Task to carry out - Copy every line that holds "diagram".

Dataset section -
* BEGIN *
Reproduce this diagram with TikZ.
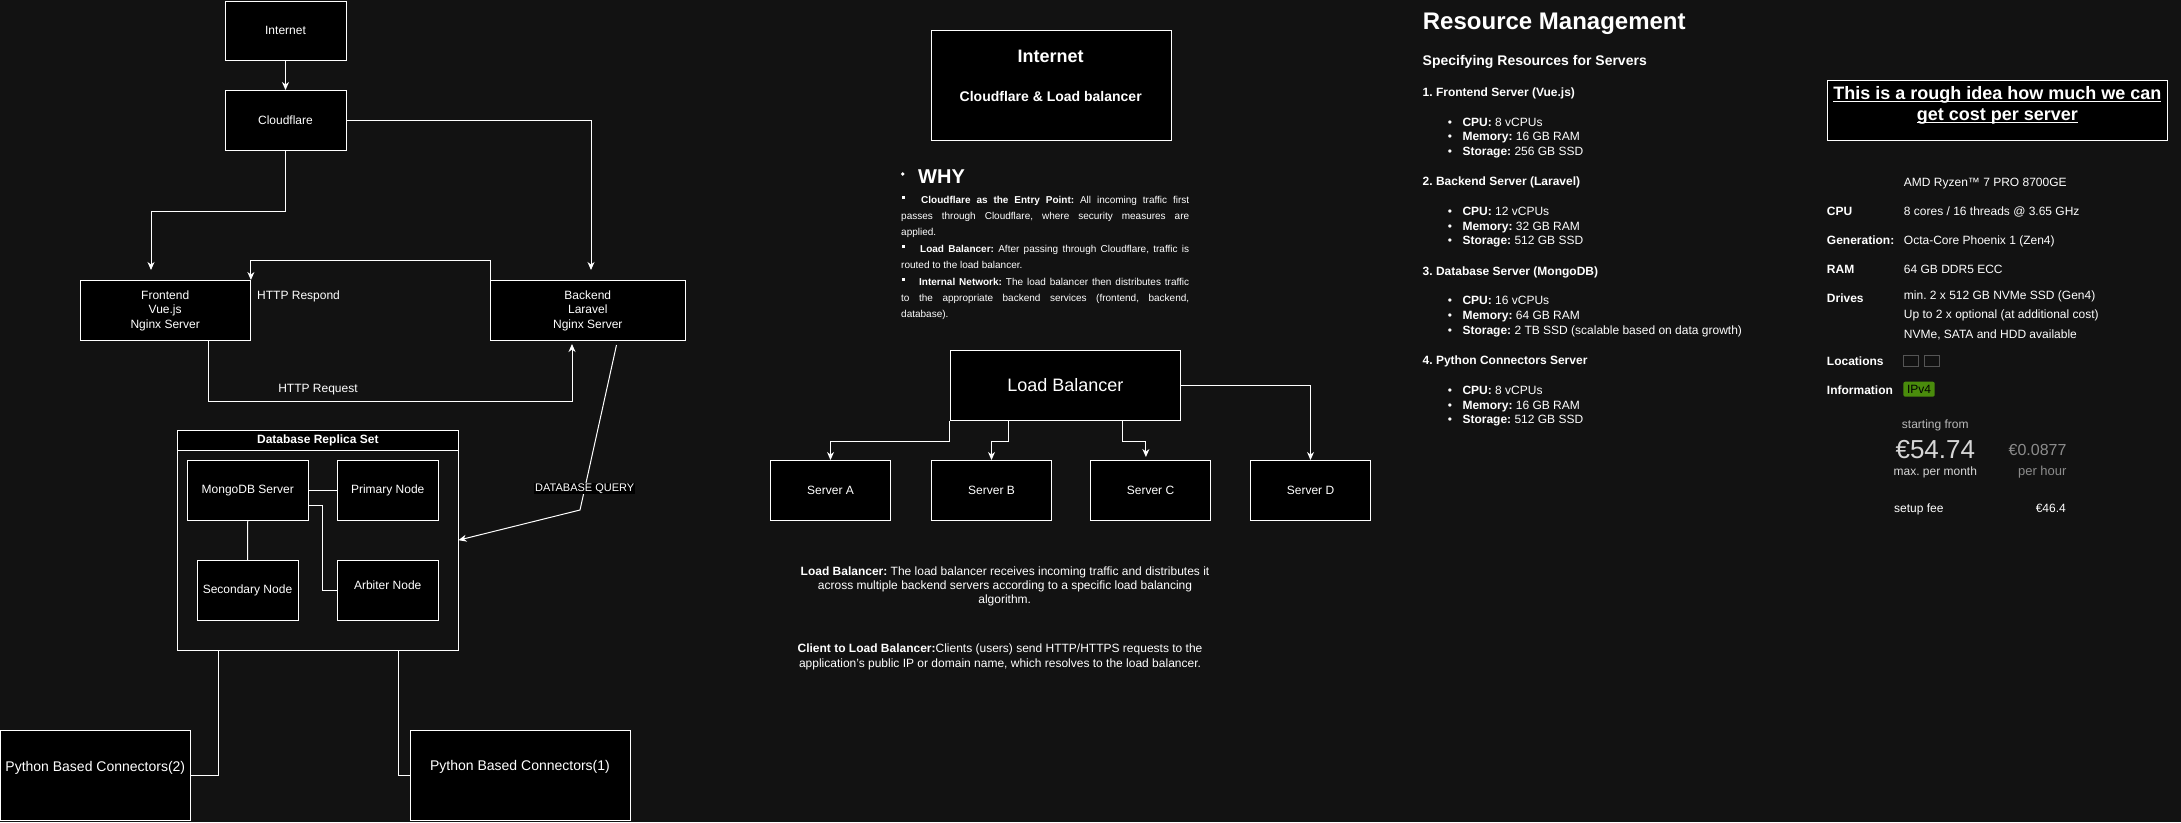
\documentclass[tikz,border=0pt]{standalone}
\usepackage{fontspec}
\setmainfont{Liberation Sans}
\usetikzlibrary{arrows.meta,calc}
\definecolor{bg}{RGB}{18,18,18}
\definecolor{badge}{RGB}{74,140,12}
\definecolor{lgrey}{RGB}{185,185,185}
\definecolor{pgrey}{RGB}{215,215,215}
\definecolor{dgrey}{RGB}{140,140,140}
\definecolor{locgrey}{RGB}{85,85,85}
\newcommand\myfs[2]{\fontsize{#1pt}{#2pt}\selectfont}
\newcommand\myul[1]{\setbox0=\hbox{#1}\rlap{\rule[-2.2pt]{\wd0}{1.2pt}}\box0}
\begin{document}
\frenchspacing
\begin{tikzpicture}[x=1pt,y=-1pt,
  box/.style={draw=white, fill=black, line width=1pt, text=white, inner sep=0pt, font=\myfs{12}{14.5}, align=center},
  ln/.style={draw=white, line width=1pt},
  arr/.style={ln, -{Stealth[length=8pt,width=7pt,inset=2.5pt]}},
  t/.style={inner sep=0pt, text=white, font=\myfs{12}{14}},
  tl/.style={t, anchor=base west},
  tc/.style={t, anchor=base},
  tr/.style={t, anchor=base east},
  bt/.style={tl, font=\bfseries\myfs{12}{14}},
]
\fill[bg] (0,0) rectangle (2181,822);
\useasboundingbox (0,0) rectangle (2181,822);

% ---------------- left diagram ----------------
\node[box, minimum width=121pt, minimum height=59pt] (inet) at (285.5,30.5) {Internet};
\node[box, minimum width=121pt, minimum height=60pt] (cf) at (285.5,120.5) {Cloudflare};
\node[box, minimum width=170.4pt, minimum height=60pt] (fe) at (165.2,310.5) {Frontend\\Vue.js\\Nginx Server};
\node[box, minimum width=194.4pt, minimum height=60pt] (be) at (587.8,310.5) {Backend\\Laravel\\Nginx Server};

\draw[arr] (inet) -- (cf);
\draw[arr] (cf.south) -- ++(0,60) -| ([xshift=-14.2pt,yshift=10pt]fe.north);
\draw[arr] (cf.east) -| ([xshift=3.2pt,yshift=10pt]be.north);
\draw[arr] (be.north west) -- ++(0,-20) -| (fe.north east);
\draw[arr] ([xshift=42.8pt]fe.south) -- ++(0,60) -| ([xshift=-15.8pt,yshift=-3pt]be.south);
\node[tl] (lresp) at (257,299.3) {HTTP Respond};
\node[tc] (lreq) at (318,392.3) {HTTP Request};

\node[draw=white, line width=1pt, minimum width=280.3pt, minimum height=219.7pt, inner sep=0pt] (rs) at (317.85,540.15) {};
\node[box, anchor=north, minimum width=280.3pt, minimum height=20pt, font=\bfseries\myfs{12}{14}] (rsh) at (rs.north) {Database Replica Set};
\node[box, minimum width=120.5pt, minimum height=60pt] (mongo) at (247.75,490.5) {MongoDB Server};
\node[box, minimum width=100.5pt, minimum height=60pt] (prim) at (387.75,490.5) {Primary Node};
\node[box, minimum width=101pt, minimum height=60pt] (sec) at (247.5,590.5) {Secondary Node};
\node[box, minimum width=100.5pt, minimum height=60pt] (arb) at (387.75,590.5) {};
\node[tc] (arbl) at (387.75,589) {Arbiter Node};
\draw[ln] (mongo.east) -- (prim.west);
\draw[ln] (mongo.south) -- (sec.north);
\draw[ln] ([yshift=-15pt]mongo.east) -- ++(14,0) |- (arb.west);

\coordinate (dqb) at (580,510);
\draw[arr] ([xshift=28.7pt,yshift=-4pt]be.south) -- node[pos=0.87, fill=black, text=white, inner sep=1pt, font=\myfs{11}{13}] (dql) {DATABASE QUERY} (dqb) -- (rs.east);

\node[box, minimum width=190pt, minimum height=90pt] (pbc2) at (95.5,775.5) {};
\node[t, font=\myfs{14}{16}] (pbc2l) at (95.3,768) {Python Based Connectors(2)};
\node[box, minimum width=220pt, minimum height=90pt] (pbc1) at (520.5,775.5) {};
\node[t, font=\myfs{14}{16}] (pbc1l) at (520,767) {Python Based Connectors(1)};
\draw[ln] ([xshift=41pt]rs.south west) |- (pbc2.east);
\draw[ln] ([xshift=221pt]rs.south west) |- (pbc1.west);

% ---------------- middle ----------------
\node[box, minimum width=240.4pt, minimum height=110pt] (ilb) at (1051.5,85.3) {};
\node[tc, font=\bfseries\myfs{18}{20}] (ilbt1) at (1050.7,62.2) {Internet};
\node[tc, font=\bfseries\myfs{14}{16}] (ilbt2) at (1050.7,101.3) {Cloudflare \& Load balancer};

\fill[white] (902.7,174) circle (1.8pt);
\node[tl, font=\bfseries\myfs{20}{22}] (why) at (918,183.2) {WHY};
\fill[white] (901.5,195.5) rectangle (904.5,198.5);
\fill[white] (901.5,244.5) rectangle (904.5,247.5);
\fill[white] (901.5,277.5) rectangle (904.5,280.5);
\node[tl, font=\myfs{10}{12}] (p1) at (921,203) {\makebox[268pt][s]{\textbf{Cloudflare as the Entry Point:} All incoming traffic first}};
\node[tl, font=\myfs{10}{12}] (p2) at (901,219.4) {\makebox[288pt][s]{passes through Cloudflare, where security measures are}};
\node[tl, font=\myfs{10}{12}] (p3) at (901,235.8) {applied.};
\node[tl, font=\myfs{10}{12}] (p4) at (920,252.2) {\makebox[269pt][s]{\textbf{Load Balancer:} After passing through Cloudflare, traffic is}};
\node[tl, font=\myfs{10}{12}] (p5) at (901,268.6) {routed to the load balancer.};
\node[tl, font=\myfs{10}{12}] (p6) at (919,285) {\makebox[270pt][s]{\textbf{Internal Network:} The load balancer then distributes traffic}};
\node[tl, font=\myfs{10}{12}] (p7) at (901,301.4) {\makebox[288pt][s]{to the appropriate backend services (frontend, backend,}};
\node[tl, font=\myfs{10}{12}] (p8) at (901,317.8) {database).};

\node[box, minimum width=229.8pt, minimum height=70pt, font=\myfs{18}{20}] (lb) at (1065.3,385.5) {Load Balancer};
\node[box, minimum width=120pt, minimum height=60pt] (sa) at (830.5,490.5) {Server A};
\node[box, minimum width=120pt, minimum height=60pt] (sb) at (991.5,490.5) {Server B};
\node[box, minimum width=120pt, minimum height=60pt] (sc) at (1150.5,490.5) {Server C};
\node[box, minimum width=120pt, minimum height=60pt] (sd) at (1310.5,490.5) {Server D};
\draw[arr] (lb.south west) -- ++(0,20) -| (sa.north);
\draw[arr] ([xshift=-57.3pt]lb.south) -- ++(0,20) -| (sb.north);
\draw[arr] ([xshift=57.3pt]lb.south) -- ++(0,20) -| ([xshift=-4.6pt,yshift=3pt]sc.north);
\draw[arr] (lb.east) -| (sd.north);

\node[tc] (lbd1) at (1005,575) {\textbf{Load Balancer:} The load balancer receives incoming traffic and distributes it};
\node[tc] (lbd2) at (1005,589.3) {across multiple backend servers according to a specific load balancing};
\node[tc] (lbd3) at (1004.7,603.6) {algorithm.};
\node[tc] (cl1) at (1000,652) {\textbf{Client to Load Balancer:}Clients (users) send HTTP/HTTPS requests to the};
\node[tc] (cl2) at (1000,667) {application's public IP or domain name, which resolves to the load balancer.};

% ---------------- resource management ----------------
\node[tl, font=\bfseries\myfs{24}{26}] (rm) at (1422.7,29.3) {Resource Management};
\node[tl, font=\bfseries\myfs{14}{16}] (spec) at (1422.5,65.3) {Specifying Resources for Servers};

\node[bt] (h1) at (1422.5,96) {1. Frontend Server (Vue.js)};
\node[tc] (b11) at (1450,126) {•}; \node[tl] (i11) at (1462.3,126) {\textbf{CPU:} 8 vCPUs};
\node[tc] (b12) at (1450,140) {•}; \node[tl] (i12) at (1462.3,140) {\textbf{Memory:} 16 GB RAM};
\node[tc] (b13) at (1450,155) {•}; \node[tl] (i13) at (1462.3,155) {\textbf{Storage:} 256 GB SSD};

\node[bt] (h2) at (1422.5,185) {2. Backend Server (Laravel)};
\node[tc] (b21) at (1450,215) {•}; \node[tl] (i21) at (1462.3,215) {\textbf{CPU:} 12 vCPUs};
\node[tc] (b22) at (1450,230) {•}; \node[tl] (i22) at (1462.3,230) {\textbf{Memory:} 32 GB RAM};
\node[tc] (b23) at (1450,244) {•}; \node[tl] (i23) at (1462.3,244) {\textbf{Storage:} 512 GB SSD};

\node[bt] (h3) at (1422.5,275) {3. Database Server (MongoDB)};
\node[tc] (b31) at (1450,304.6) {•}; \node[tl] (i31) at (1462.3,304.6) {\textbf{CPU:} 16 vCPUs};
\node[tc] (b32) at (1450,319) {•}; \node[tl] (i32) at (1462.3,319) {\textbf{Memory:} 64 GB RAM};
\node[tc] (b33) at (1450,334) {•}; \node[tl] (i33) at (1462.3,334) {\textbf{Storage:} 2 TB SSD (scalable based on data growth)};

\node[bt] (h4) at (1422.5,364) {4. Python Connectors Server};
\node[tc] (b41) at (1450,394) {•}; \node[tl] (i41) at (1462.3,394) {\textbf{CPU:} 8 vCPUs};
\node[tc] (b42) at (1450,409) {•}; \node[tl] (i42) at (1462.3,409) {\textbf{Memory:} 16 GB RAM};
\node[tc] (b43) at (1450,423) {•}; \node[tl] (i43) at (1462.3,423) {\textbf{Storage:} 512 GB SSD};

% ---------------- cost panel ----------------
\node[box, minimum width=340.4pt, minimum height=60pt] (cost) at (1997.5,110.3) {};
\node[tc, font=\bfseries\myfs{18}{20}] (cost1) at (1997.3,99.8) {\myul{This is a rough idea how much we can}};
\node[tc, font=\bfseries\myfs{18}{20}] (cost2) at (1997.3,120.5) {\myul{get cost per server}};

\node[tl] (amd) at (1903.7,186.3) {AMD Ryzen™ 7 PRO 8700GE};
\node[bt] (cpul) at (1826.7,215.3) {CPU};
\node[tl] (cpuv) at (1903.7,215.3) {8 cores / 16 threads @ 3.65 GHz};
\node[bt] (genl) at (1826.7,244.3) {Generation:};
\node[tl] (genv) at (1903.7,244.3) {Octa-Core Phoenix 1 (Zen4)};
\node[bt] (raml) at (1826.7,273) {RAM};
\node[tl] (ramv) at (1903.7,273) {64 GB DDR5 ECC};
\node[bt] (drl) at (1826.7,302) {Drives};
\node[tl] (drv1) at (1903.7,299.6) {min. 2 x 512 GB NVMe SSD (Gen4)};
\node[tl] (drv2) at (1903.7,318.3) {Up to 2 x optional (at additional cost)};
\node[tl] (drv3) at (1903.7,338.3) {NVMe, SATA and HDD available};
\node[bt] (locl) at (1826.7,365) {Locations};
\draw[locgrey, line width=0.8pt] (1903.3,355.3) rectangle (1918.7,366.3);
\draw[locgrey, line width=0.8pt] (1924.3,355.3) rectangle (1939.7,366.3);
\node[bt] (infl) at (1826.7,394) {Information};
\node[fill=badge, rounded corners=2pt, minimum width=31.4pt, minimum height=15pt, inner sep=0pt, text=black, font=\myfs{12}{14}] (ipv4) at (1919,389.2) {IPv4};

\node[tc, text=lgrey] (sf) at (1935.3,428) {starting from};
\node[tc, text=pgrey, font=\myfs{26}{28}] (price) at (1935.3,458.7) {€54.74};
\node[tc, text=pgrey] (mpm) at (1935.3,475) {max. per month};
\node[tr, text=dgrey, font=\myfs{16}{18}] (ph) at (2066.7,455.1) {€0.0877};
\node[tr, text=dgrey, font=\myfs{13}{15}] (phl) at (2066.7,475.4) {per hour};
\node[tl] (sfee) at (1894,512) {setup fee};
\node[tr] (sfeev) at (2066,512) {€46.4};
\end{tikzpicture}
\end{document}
* END *
Correct response -
Reproduce this diagram with TikZ.
% ---------------- left diagram ----------------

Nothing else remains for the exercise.